* **OBJECTIVE**
Leave out the pictures and retype only the lines from the opening line to the line that holds "(0,0) rectangle (682,558);", both ends included.

* **SUPPLIED MATERIAL**

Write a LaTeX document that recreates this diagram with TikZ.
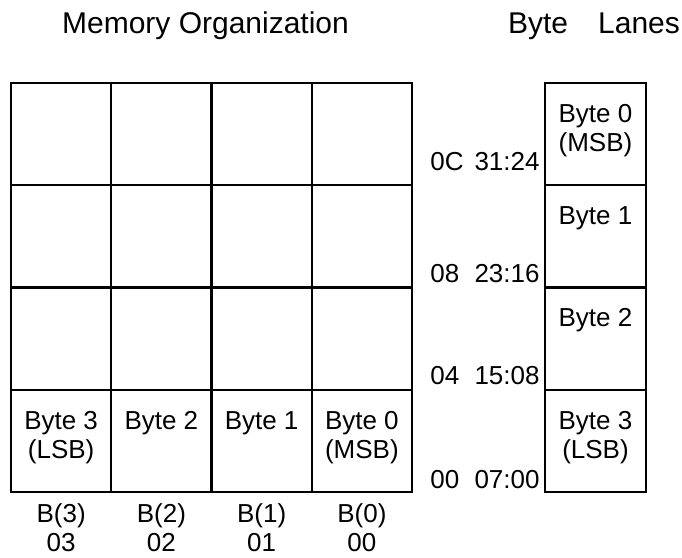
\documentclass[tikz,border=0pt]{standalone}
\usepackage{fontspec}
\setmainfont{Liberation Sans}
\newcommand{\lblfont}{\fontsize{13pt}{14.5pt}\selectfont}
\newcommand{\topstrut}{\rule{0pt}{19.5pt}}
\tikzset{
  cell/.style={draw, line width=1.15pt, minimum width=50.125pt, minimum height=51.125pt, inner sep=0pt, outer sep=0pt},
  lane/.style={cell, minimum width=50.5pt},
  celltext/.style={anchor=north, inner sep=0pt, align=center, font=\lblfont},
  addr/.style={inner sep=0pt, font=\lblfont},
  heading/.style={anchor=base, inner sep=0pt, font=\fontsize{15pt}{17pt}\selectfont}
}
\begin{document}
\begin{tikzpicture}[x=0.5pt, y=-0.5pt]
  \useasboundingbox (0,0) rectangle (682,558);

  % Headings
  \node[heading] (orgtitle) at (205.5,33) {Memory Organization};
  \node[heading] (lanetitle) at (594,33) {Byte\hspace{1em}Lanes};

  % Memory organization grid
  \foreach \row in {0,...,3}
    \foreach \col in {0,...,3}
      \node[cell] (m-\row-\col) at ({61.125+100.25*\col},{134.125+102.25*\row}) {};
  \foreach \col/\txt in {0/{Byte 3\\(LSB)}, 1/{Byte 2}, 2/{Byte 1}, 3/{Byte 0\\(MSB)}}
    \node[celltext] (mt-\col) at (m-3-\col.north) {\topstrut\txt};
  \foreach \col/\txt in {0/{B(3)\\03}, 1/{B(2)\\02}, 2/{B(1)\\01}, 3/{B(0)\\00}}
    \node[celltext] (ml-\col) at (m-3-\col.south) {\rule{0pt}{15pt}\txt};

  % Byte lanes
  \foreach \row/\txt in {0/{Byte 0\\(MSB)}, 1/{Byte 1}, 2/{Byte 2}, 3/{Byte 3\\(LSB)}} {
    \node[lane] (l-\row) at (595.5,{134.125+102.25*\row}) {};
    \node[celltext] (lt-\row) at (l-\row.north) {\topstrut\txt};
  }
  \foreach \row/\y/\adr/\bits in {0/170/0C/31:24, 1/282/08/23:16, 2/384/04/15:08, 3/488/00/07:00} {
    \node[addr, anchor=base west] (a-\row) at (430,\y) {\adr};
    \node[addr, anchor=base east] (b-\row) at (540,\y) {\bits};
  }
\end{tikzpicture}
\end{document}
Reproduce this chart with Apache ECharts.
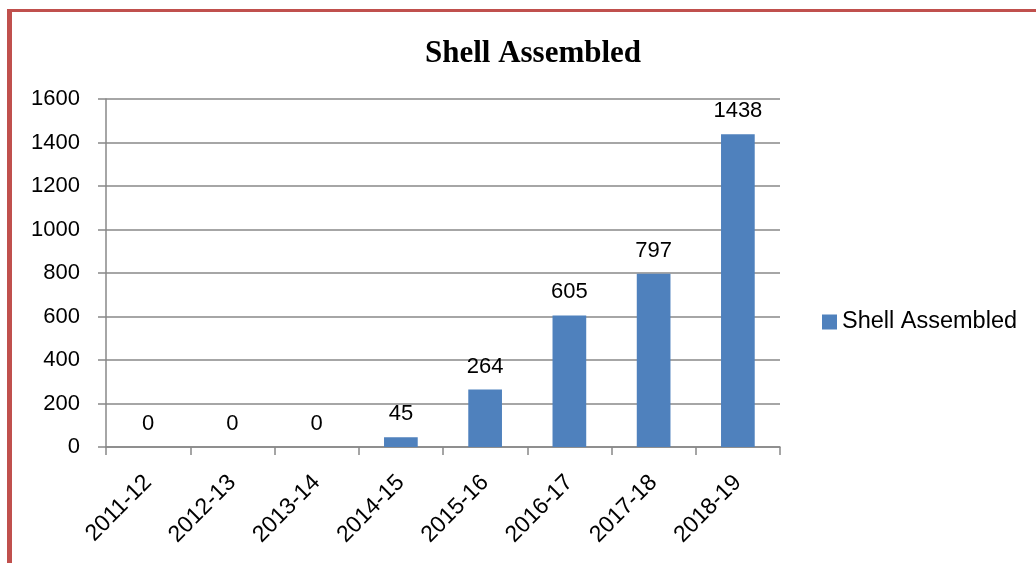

* **OUTPUT OF THE TASK**
Write a LaTeX document that recreates this diagram with TikZ.
\documentclass[tikz,border=0pt]{standalone}
\usepackage{fontspec}
\setmainfont{Liberation Sans}
\newcommand{\lblfont}{\fontsize{13pt}{14.5pt}\selectfont}
\newcommand{\topstrut}{\rule{0pt}{19.5pt}}
\tikzset{
  cell/.style={draw, line width=1.15pt, minimum width=50.125pt, minimum height=51.125pt, inner sep=0pt, outer sep=0pt},
  lane/.style={cell, minimum width=50.5pt},
  celltext/.style={anchor=north, inner sep=0pt, align=center, font=\lblfont},
  addr/.style={inner sep=0pt, font=\lblfont},
  heading/.style={anchor=base, inner sep=0pt, font=\fontsize{15pt}{17pt}\selectfont}
}
\begin{document}
\begin{tikzpicture}[x=0.5pt, y=-0.5pt]
  \useasboundingbox (0,0) rectangle (682,558);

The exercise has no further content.